Manufacturing well-designed mRNA in a fast, scalable, and reliable manner can be difficult if the entire production process is not robust or efficient. Read our tech note to learn how Azenta Life Sciences integrates gene synthesis and in vitro transcription to deliver high-quality mRNA. Also, we can help you design the 5’ cap, UTRs, and poly(A) tail of your mRNA construct as part of a pilot project.
Download Tech Note
1. Sikorski, P. J. et al. The identity and methylation status of the first transcribed nucleotide in eukaryotic mRNA 5′ cap modulates protein expression in living cells. Nucleic Acids Research vol. 48 1607–1626 (2020).
2. Kwon, S., Kwon, M., Im, S., Lee, K. & Lee, H. mRNA vaccines: the most recent clinical applications of synthetic mRNA. Archives of Pharmacal Research vol. 45 245–262 (2022).
3. Kwon, H. et al. Emergence of synthetic mRNA: In vitro synthesis of mRNA and its applications in regenerative medicine. Biomaterials vol. 156 172–193 (2018).
4. Grier, A. E. et al. pEVL: A Linear Plasmid for Generating mRNA IVT Templates With Extended Encoded Poly(A) Sequences. Molecular Therapy - Nucleic Acids vol. 5 e306 (2016).

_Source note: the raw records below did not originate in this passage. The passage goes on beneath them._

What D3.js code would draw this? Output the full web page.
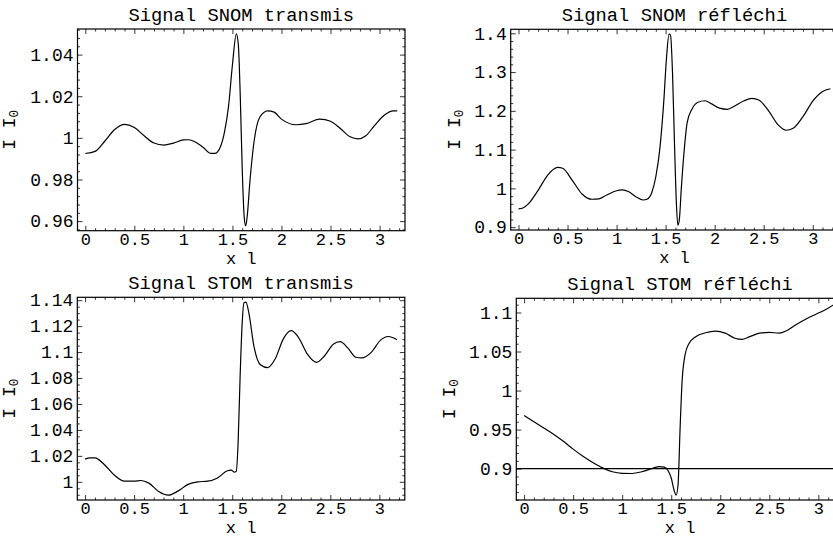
<!DOCTYPE html>
<html><head><meta charset="utf-8">
<script src="https://cdn.jsdelivr.net/npm/d3@7"></script>
<style>
body{margin:0;background:#fff}
svg{display:block}
text{font-family:"Nimbus Mono PS","Courier","Liberation Mono","Courier New",monospace;fill:#000}
</style>
</head><body>
<svg id="c" width="833" height="539"></svg>
<script>
// ---------- DATA ----------
const titles = ["Signal SNOM transmis", "Signal SNOM réfléchi", "Signal STOM transmis", "Signal STOM réfléchi"];
const xLabel = "x l";
const xTickValues = [0, 0.5, 1, 1.5, 2, 2.5, 3];

const snomTransX = [0,0.1,0.2,0.3,0.4,0.5,0.6,0.7,0.8,0.9,1.0,1.05,1.1,1.2,1.28,1.32,1.38,1.42,1.46,1.5,1.54,1.56,1.58,1.6,1.62,1.635,1.65,1.68,1.72,1.78,1.86,1.92,2.0,2.15,2.25,2.39,2.5,2.6,2.7,2.78,2.86,2.95,3.05,3.14,3.18];
const snomTransY = [0.9925,0.9935,0.9985,1.004,1.0065,1.005,1.001,0.9975,0.9965,0.9975,0.999,0.9991,0.9985,0.9955,0.9925,0.9925,0.996,1.003,1.015,1.035,1.05,1.045,1.02,0.985,0.962,0.9577,0.962,0.98,0.998,1.01,1.013,1.0125,1.009,1.0063,1.0068,1.009,1.008,1.0045,1.0005,0.9995,1.001,1.006,1.011,1.013,1.013];
const snomTransYTicks = [0.96, 0.98, 1, 1.02, 1.04];

const snomReflX = [0,0.05,0.1,0.2,0.3,0.4,0.45,0.55,0.65,0.75,0.82,0.9,1.0,1.06,1.12,1.2,1.27,1.31,1.36,1.4,1.44,1.48,1.51,1.535,1.55,1.57,1.59,1.61,1.625,1.64,1.66,1.69,1.72,1.77,1.83,1.9,1.97,2.05,2.13,2.2,2.3,2.38,2.45,2.55,2.65,2.73,2.8,2.9,3.0,3.1,3.18];
const snomReflY = [0.947,0.95,0.96,0.995,1.035,1.054,1.052,1.02,0.985,0.972,0.973,0.983,0.994,0.996,0.992,0.978,0.97,0.972,0.99,1.03,1.1,1.22,1.34,1.398,1.395,1.3,1.12,0.96,0.905,0.92,1.0,1.1,1.17,1.205,1.222,1.226,1.218,1.207,1.204,1.212,1.226,1.232,1.228,1.2,1.163,1.15,1.155,1.185,1.225,1.25,1.257];
const snomReflYTicks = [0.9, 1, 1.1, 1.2, 1.3, 1.4];

const stomTransX = [0,0.05,0.1,0.2,0.3,0.4,0.5,0.57,0.65,0.75,0.85,0.95,1.05,1.15,1.25,1.35,1.45,1.49,1.52,1.54,1.56,1.58,1.6,1.62,1.64,1.67,1.72,1.79,1.86,1.94,2.02,2.1,2.17,2.27,2.36,2.44,2.53,2.6,2.68,2.76,2.82,2.92,3.01,3.09,3.14,3.18];
const stomTransY = [1.0175,1.0185,1.0185,1.013,1.005,1.0005,1.0005,1.001,0.999,0.9925,0.9897,0.993,0.998,1.0,1.0005,1.003,1.0085,1.009,1.0075,1.008,1.03,1.08,1.12,1.138,1.1385,1.13,1.105,1.09,1.088,1.095,1.11,1.1165,1.112,1.098,1.092,1.097,1.106,1.108,1.103,1.096,1.0955,1.1,1.109,1.112,1.111,1.1095];
const stomTransYTicks = [1, 1.02, 1.04, 1.06, 1.08, 1.1, 1.12, 1.14];

const stomReflX = [0,0.1,0.2,0.3,0.4,0.5,0.6,0.7,0.8,0.9,1.0,1.1,1.2,1.3,1.38,1.43,1.47,1.5,1.53,1.55,1.57,1.59,1.61,1.64,1.68,1.75,1.85,1.95,2.05,2.15,2.22,2.3,2.4,2.5,2.6,2.68,2.78,2.88,2.98,3.08,3.18];
const stomReflY = [0.968,0.96,0.952,0.944,0.935,0.925,0.916,0.908,0.901,0.896,0.894,0.8938,0.896,0.9,0.9025,0.902,0.897,0.888,0.872,0.866,0.88,0.95,1.01,1.045,1.06,1.069,1.074,1.076,1.0735,1.067,1.0655,1.069,1.0735,1.0745,1.0735,1.077,1.085,1.092,1.098,1.104,1.112];
const stomReflYTicks = [0.9, 0.95, 1, 1.05, 1.1];
const stomReflRefLine = [0.9];

// ---------- LAYOUT ----------
const panels = [
  {xs: snomTransX, ys: snomTransY, yTicks: snomTransYTicks, yMinor: 0.004, left: 77.5, top: 29, w: 327.5, h: 201.7, ylx: 15},
  {xs: snomReflX, ys: snomReflY, yTicks: snomReflYTicks, yMinor: 0.02, left: 510.7, top: 29.3, w: 327.5, h: 200.7, ylx: 460},
  {xs: stomTransX, ys: stomTransY, yTicks: stomTransYTicks, yMinor: 0.005, left: 77.3, top: 297.3, w: 327.5, h: 202.7, ylx: 15},
  {xs: stomReflX, ys: stomReflY, yTicks: stomReflYTicks, yMinor: 0.01, left: 516.3, top: 298.3, w: 327.5, h: 201.7, ylx: 455, hline: stomReflRefLine}
];

const svg = d3.select("#c");
const FS = 18, FX = 17, FT = 18.8;
const major = 5, minor = 2.5;
const FONT = '"Nimbus Mono PS","Courier","Liberation Mono","Courier New",monospace';

function minorTicks(domain, step, majors) {
  const out = [];
  const start = Math.ceil(domain[0] / step - 1e-9), end = Math.floor(domain[1] / step + 1e-9);
  for (let i = start; i <= end; i++) {
    const v = +(i * step).toFixed(6);
    if (!majors.some(m => Math.abs(m - v) < step / 10)) out.push(v);
  }
  return out;
}

panels.forEach((p, i) => {
  const xe = d3.extent(p.xs), ye = d3.extent(p.ys);
  const pxd = (xe[1] - xe[0]) * 0.025, pyd = (ye[1] - ye[0]) * 0.025;
  const x = d3.scaleLinear().domain([xe[0] - pxd, xe[1] + pxd]).range([p.left, p.left + p.w]);
  const y = d3.scaleLinear().domain([ye[0] - pyd, ye[1] + pyd]).range([p.top + p.h, p.top]);
  const g = svg.append("g");
  const bottom = p.top + p.h, right = p.left + p.w;

  const xMinor = minorTicks(x.domain(), 0.1, xTickValues);
  const yMinor = minorTicks(y.domain(), p.yMinor, p.yTicks);
  const fmt = v => String(v);

  const styleAxis = fs => sel => {
    sel.select(".domain").remove();
    sel.selectAll("line").attr("stroke", "#000").attr("stroke-width", 0.8);
    sel.selectAll("text").attr("font-size", fs).style("font-family", FONT);
  };
  // bottom
  g.append("g").attr("transform", `translate(0,${bottom})`)
    .call(d3.axisBottom(x).tickValues(xTickValues).tickFormat(fmt).tickSize(-major).tickPadding(2)).call(styleAxis(FX));
  g.append("g").attr("transform", `translate(0,${bottom})`)
    .call(d3.axisBottom(x).tickValues(xMinor).tickFormat("").tickSize(-minor)).call(styleAxis(FX));
  // top
  g.append("g").attr("transform", `translate(0,${p.top})`)
    .call(d3.axisTop(x).tickValues(xTickValues).tickFormat("").tickSize(-major)).call(styleAxis(FX));
  g.append("g").attr("transform", `translate(0,${p.top})`)
    .call(d3.axisTop(x).tickValues(xMinor).tickFormat("").tickSize(-minor)).call(styleAxis(FX));
  // left
  g.append("g").attr("transform", `translate(${p.left},0)`)
    .call(d3.axisLeft(y).tickValues(p.yTicks).tickFormat(fmt).tickSize(-major).tickPadding(4)).call(styleAxis(FS));
  g.append("g").attr("transform", `translate(${p.left},0)`)
    .call(d3.axisLeft(y).tickValues(yMinor).tickFormat("").tickSize(-minor)).call(styleAxis(FS));
  // right
  g.append("g").attr("transform", `translate(${right},0)`)
    .call(d3.axisRight(y).tickValues(p.yTicks).tickFormat("").tickSize(-major)).call(styleAxis(FS));
  g.append("g").attr("transform", `translate(${right},0)`)
    .call(d3.axisRight(y).tickValues(yMinor).tickFormat("").tickSize(-minor)).call(styleAxis(FS));

  // frame
  g.append("rect").attr("x", p.left).attr("y", p.top).attr("width", p.w).attr("height", p.h)
    .attr("fill", "none").attr("stroke", "#000").attr("stroke-width", 1.2);

  const clipId = "clip" + i;
  svg.append("clipPath").attr("id", clipId).append("rect")
    .attr("x", p.left).attr("y", p.top).attr("width", p.w).attr("height", p.h);

  if (p.hline) {
    g.append("g").attr("clip-path", `url(#${clipId})`).selectAll("line.h").data(p.hline).join("line")
      .attr("x1", p.left).attr("x2", right).attr("y1", d => y(d)).attr("y2", d => y(d))
      .attr("stroke", "#000").attr("stroke-width", 1.1);
  }

  const pts = p.xs.map((d, k) => [d, p.ys[k]]);
  g.append("path").datum(pts).attr("clip-path", `url(#${clipId})`)
    .attr("d", d3.line().x(d => x(d[0])).y(d => y(d[1])).curve(d3.curveMonotoneX))
    .attr("fill", "none").attr("stroke", "#000").attr("stroke-width", 1.2);

  // titles
  const cx = (p.left + right) / 2;
  g.append("text").attr("x", cx).attr("y", p.top - 8).attr("text-anchor", "middle")
    .attr("font-size", FT).text(titles[i]);
  g.append("text").attr("x", cx).attr("y", Math.min(bottom + 33, 533)).attr("text-anchor", "middle")
    .attr("font-size", FX).text(xLabel);
  const yl = g.append("text").attr("transform", `translate(${p.ylx},${p.top + p.h / 2}) rotate(-90)`)
    .attr("text-anchor", "middle").attr("font-size", FS);
  yl.append("tspan").text("I I");
  yl.append("tspan").attr("font-size", FS * 0.7).attr("dy", 3).text("0");
});
</script>
</body></html>
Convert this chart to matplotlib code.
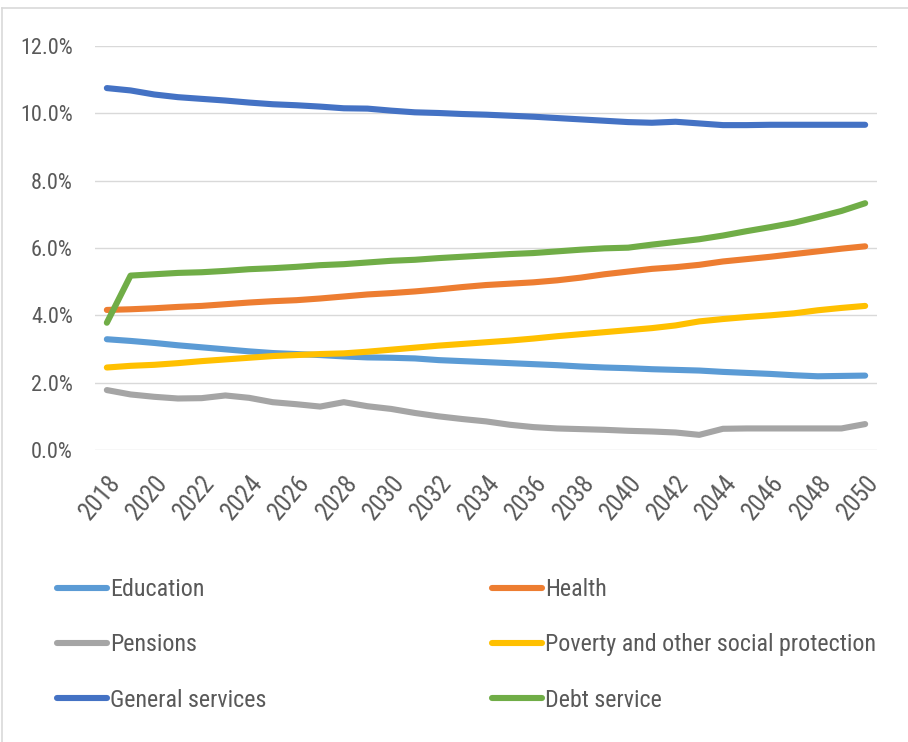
import matplotlib
matplotlib.use("Agg")
import matplotlib.pyplot as plt
from matplotlib import font_manager
from matplotlib.lines import Line2D
from matplotlib.ticker import FuncFormatter, FixedLocator

years = list(range(2018, 2051))

education = [3.29, 3.24, 3.18, 3.11, 3.05, 2.99, 2.93, 2.88, 2.85, 2.82, 2.78,
             2.75, 2.74, 2.72, 2.67, 2.64, 2.61, 2.58, 2.55, 2.52, 2.48, 2.45,
             2.43, 2.40, 2.38, 2.36, 2.32, 2.29, 2.26, 2.22, 2.19, 2.20, 2.21]
health = [4.16, 4.18, 4.21, 4.25, 4.28, 4.33, 4.38, 4.42, 4.45, 4.50, 4.56,
          4.62, 4.66, 4.71, 4.77, 4.84, 4.90, 4.94, 4.98, 5.04, 5.12, 5.22,
          5.30, 5.38, 5.43, 5.50, 5.60, 5.67, 5.74, 5.82, 5.90, 5.98, 6.05]
pensions = [1.78, 1.65, 1.58, 1.53, 1.54, 1.62, 1.55, 1.42, 1.36, 1.29, 1.42,
            1.30, 1.22, 1.10, 1.00, 0.92, 0.85, 0.75, 0.68, 0.64, 0.62, 0.60,
            0.57, 0.55, 0.52, 0.45, 0.63, 0.64, 0.64, 0.64, 0.64, 0.64, 0.77]
poverty = [2.45, 2.50, 2.53, 2.58, 2.64, 2.69, 2.74, 2.79, 2.82, 2.85, 2.87,
           2.92, 2.98, 3.04, 3.10, 3.15, 3.20, 3.25, 3.31, 3.38, 3.44, 3.50,
           3.56, 3.62, 3.70, 3.82, 3.89, 3.95, 4.00, 4.06, 4.15, 4.22, 4.28]
general_services = [10.75, 10.68, 10.56, 10.48, 10.43, 10.38, 10.32, 10.27,
                    10.24, 10.20, 10.15, 10.14, 10.08, 10.03, 10.01, 9.98,
                    9.96, 9.93, 9.90, 9.86, 9.82, 9.78, 9.74, 9.72, 9.75,
                    9.70, 9.65, 9.65, 9.66, 9.66, 9.66, 9.66, 9.66]
debt_service = [3.78, 5.18, 5.22, 5.26, 5.28, 5.32, 5.37, 5.40, 5.44, 5.49,
                5.52, 5.57, 5.62, 5.65, 5.70, 5.74, 5.78, 5.82, 5.85, 5.90,
                5.95, 5.99, 6.01, 6.10, 6.18, 6.26, 6.37, 6.50, 6.62, 6.75,
                6.92, 7.10, 7.33]

series_names = ["Education", "Health", "Pensions",
                "Poverty and other social protection",
                "General services", "Debt service"]
series_values = [education, health, pensions, poverty, general_services,
                 debt_service]
series_colors = ["#5B9BD5", "#ED7D31", "#A5A5A5", "#FFC000", "#4472C4",
                 "#70AD47"]

y_ticks = [0, 2, 4, 6, 8, 10, 12]
x_tick_years = list(range(2018, 2051, 2))


def pick_font(candidates):
    for name in candidates:
        try:
            font_manager.findfont(name, fallback_to_default=False)
            return name
        except Exception:
            continue
    return "DejaVu Sans"


main_font = pick_font(["Liberation Sans Narrow", "Roboto Condensed",
                       "Open Sans Condensed", "Roboto", "Liberation Sans"])
plt.rcParams["font.family"] = [main_font, "DejaVu Sans"]
TEXT_COLOR = "#595959"

fig = plt.figure(figsize=(9.08, 7.42), dpi=100)
ax = fig.add_axes([95 / 908, 1 - 450 / 742, 782 / 908, 404 / 742])

lines = []
for name, vals, col in zip(series_names, series_values, series_colors):
    ln, = ax.plot(years, vals, color=col, lw=4.4, label=name,
                  solid_capstyle="round", solid_joinstyle="round", zorder=3)
    lines.append(ln)

ax.set_xlim(2017.5, 2050.5)
ax.set_ylim(0, 12)
ax.yaxis.set_major_locator(FixedLocator(y_ticks))
ax.yaxis.set_major_formatter(FuncFormatter(lambda v, p: f"{v:.1f}%"))
ax.xaxis.set_major_locator(FixedLocator(x_tick_years))
ax.set_xticklabels([str(y) for y in x_tick_years], rotation=50,
                   ha="right", va="top", rotation_mode="anchor")

ax.grid(axis="y", color="#D9D9D9", lw=1.0, zorder=0)
for s in ax.spines.values():
    s.set_visible(False)
ax.tick_params(axis="y", length=0, colors=TEXT_COLOR, labelsize=16, pad=16)
ax.tick_params(axis="x", length=0, colors=TEXT_COLOR, labelsize=18, pad=15)

# legend in two columns below the plot
order_left = [0, 2, 4]
order_right = [1, 3, 5]
common = dict(frameon=False, fontsize=17.3, handlelength=2.1,
              handletextpad=0.12, labelspacing=1.35, borderpad=0,
              borderaxespad=0, labelcolor=TEXT_COLOR)
leg1 = fig.legend([lines[i] for i in order_left],
                  [series_names[i] for i in order_left],
                  loc="upper left", bbox_to_anchor=(57 / 908, 1 - 578 / 742),
                  **common)
leg2 = fig.legend([lines[i] for i in order_right],
                  [series_names[i] for i in order_right],
                  loc="upper left", bbox_to_anchor=(492 / 908, 1 - 578 / 742),
                  **common)

# chart frame edges
fig.add_artist(Line2D([1.5 / 908, 1.5 / 908], [0, 1 - 8 / 742],
                      transform=fig.transFigure, color="#D9D9D9", lw=1.2))
fig.add_artist(Line2D([1.5 / 908, 1], [1 - 8 / 742, 1 - 8 / 742],
                      transform=fig.transFigure, color="#D9D9D9", lw=1.2))

fig.savefig("out.png", dpi=100, facecolor="white")
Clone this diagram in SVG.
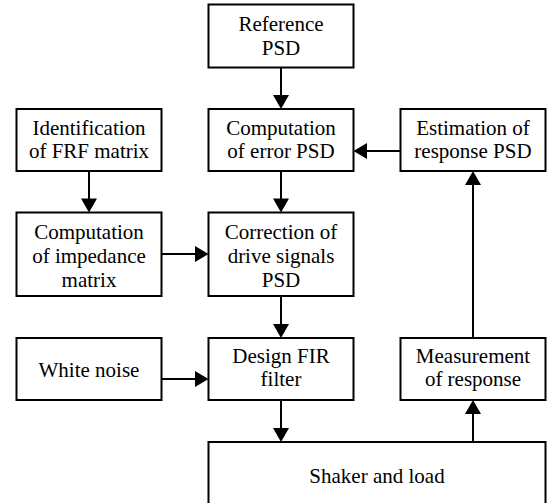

5. Trepotec, Z., Geiger, J., Plank, C., Aneja, M. K. & Rudolph, C. Segmented poly(A) tails significantly reduce recombination of plasmid DNA without affecting mRNA translation efficiency or half-life. RNA vol. 25 507–518 (2019).
6. Morais, P., Adachi, H. & Yu, Y.-T. The Critical Contribution of Pseudouridine to mRNA COVID-19 Vaccines. Frontiers in Cell and Developmental Biology vol. 9 (2021).